How do you prevent your time being wasted? First, get backup offers and tell the buyer you're doing that. Keep having open houses, get those buyers through! Second, tighten up your closing dates. My local market is hot, a 30 day close on a typical SFR would be like 2-3 standard dev beyond the mean. Third, as the dates of these contingencies occur make sure that you ask the buyer to release them. If you don't do that at all they will see you're not paying attention. Inspection is typically 10 days... so Day 11 after inspection countdown starts, request the release! Fourth, call to verify that a "preapproval" document is real. Fifth, get after that EM deposit immediately! Sixth, make sure from the lender that the buyer actually applied within the required time. Independent verifications!

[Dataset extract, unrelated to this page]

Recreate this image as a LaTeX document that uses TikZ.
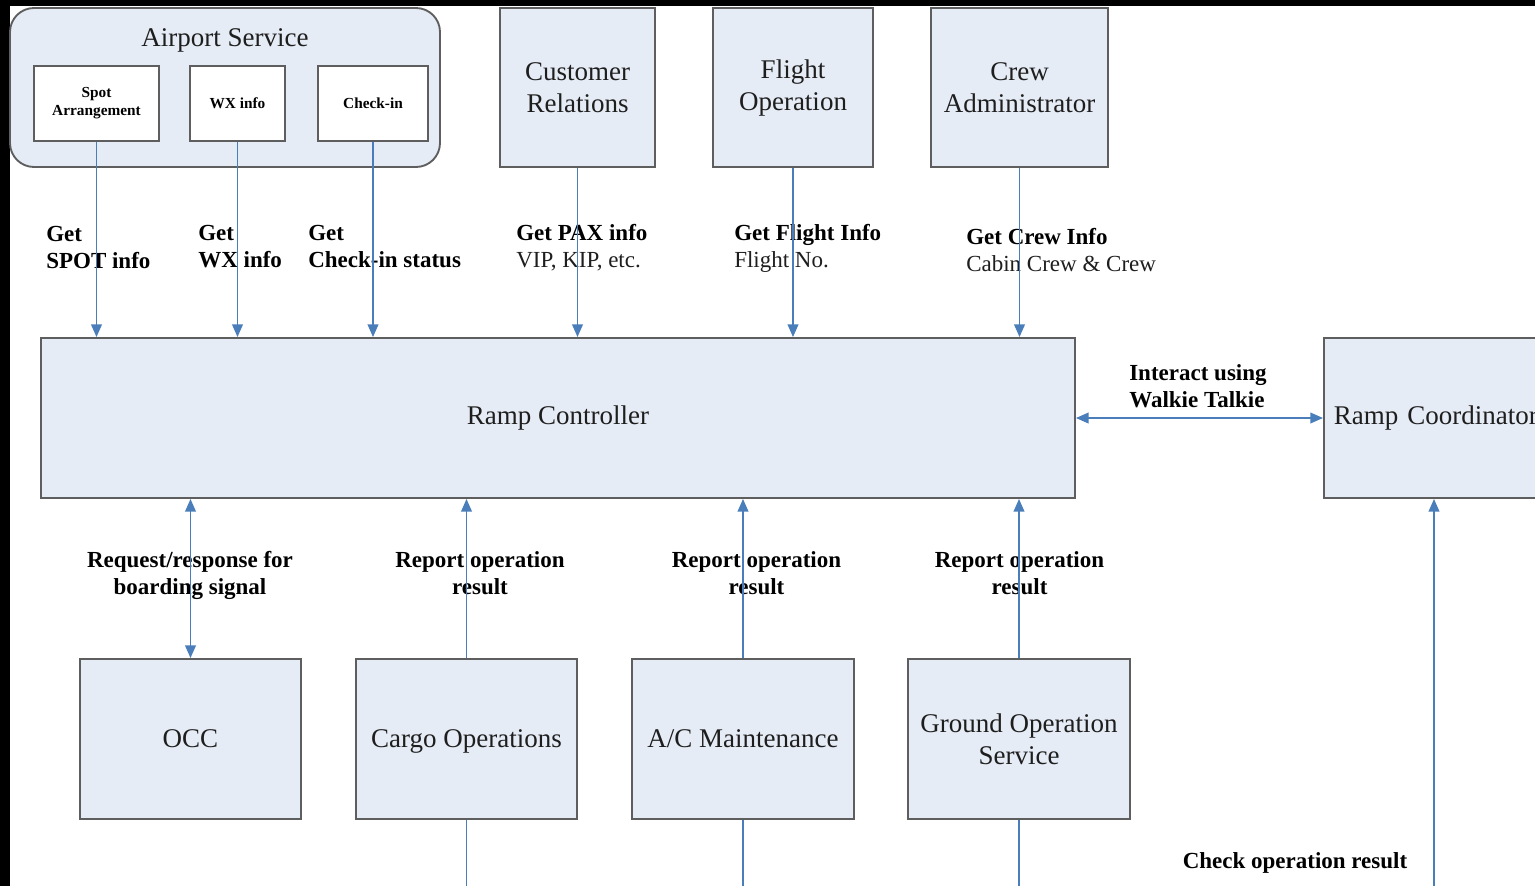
\documentclass[tikz,border=0pt]{standalone}
\usepackage{fontspec}
\setmainfont{Liberation Serif}
\usetikzlibrary{arrows.meta}
\definecolor{boxfill}{HTML}{E6ECF6}
\definecolor{boxline}{HTML}{5E5E5E}
\definecolor{arrowblue}{HTML}{4A7EBB}
\definecolor{txt}{HTML}{1E1E1E}
\tikzset{
  bigbox/.style 2 args={draw=boxline, fill=boxfill, line width=1.4pt,
    minimum width=#1*0.75pt, minimum height=#2*0.75pt, inner sep=0pt,
    align=center, text=txt, font=\fontsize{20.25}{24}\selectfont},
  smallbox/.style 2 args={draw=boxline, fill=white, line width=1.3pt,
    minimum width=#1*0.75pt, minimum height=#2*0.75pt, inner sep=0pt,
    align=center, text=black, font=\bfseries\fontsize{11.5}{13.5}\selectfont},
  lbl/.style={inner sep=0pt, text=black, font=\bfseries\fontsize{17.25}{20.25}\selectfont},
  mixlbl/.style={inner sep=0pt, text=black, font=\fontsize{17.25}{20.25}\selectfont},
  link/.style={draw=arrowblue, line width=1.25pt},
  arr/.style={link, -{Triangle[width=8pt,length=9.5pt]}},
  darr/.style={link, {Triangle[width=8pt,length=9.5pt]}-{Triangle[width=8pt,length=9.5pt]}}
}
\begin{document}
\begin{tikzpicture}[x=0.75pt,y=-0.75pt]
\useasboundingbox (0,0) rectangle (1535,886);
\clip (0,0) rectangle (1535,886);
\fill[white] (0,0) rectangle (1535,886);
\fill[black] (0,0) rectangle (10,886);
\fill[black] (0,0) rectangle (1535,6);

% Airport service group
\node[draw=boxline, fill=boxfill, line width=1.4pt, rounded corners=18pt,
      minimum width=430*0.75pt, minimum height=159*0.75pt, inner sep=0pt] (airport) at (225,87.5) {};
\node[inner sep=0pt, text=txt, font=\fontsize{20.25}{24}\selectfont] (airporttitle) at (225,40.5) {Airport Service};
\node[smallbox={125}{75}] (spot) at (96.5,103.5) {Spot\\Arrangement};
\node[smallbox={95}{75}] (wx) at (237.5,103.5) {WX info};
\node[smallbox={110}{75}] (checkin) at (373,103.5) {Check-in};

% top boxes
\node[bigbox={155}{159}] (customer) at (577.5,87.5) {Customer\\Relations};
\node[bigbox={160}{159}] (flight) at (793,87.5) {\raisebox{0pt}[\height][0pt]{Flight}\\\raisebox{0pt}[\height][0.2em]{Operation}};
\node[bigbox={177}{159}] (crew) at (1019.5,87.5) {Crew\\Administrator};

% middle
\node[bigbox={1034}{160}] (ramp) at (558,418) {Ramp Controller};
\node[bigbox={230}{160}, anchor=west, align=left, text width=210*0.75pt, inner xsep=10*0.75pt] (rc) at (1323,418) {Ramp Coordinator};

% bottom boxes
\node[bigbox={221}{160}] (occ) at (190.5,739) {OCC};
\node[bigbox={221}{160}] (cargo) at (466.5,739) {\raisebox{0pt}[\height][0pt]{Cargo Operations}};
\node[bigbox={222}{160}] (acm) at (743,739) {A/C Maintenance};
\node[bigbox={222}{160}] (ground) at (1019,739) {Ground Operation\\Service};

% labels
\node[lbl, anchor=west, align=left] (l1) at (46,247) {Get\\SPOT info};
\node[lbl, anchor=west, align=left] (l2) at (198,247) {Get\\WX info};
\node[lbl, anchor=west, align=left] (l3) at (308,247) {Get\\Check-in status};
\node[mixlbl, anchor=west, align=left] (l4) at (516,248) {\textbf{Get PAX info}\\\textcolor{txt}{VIP, KIP, etc.}};
\node[mixlbl, anchor=west, align=left] (l5) at (734,248) {\textbf{Get Flight Info}\\\textcolor{txt}{Flight No.}};
\node[mixlbl, anchor=west, align=left] (l6) at (966,250) {\textbf{Get Crew Info}\\\textcolor{txt}{Cabin Crew \& Crew}};
\node[lbl, anchor=west, align=left] (l7) at (1129,386) {Interact using\\Walkie Talkie};
\node[lbl, align=center] (l8) at (190,575) {Request/response for\\boarding signal};
\node[lbl, align=center] (l9) at (480,573) {Report operation\\result};
\node[lbl, align=center] (l10) at (756.5,573) {Report operation\\result};
\node[lbl, align=center] (l11) at (1019.5,573) {Report operation\\result};
\node[lbl] (l12) at (1295,863) {Check operation result};

% connectors
\coordinate (bottom) at (0,886);
\coordinate (rcin) at (1434,886);
\draw[arr] (spot.south) -- (spot.south |- ramp.north);
\draw[arr] (wx.south) -- (wx.south |- ramp.north);
\draw[arr] (checkin.south) -- (checkin.south |- ramp.north);
\draw[arr] (customer.south) -- (customer.south |- ramp.north);
\draw[arr] (flight.south) -- (flight.south |- ramp.north);
\draw[arr] (crew.south) -- (crew.south |- ramp.north);
\draw[darr] (ramp.east) -- (rc.west);
\draw[darr] (ramp.south -| occ.north) -- (occ.north);
\draw[arr] (cargo.north) -- (cargo.north |- ramp.south);
\draw[arr] (acm.north) -- (acm.north |- ramp.south);
\draw[arr] (ground.north) -- (ground.north |- ramp.south);
\draw[link] (cargo.south) -- (cargo.south |- bottom);
\draw[link] (acm.south) -- (acm.south |- bottom);
\draw[link] (ground.south) -- (ground.south |- bottom);
\draw[arr] (rcin) -- (rcin |- rc.south);
\end{tikzpicture}
\end{document}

You gotta be all over them like me on chocolate cake!

As far as the issue you might have where you may be using language in a contingency in your contract but where the contract continues regardless what happens, you need to review that with council then because that isn't really a "contingency".  If there is no provable event and no actual consequence then there's no point to it.  I don't think anyone should be expected to wait 30 days before they hear word one about a buyer actually submitting a full and complete loan application.  And if X isn't done by date Y, but then your contingency doesn't kick in with a consequence, then why have it at all?

What buyer would be fine with word one about proving marketable title until 3 minutes before closing?  No, if the seller doesn't provide it within usually 5 days, the deal is off if the buyer wants to because then it's the seller that isn't serious.  But if there was a 5 day requirement but the buyer had no right to cancel the contract then there's no point to the contingency in the first place.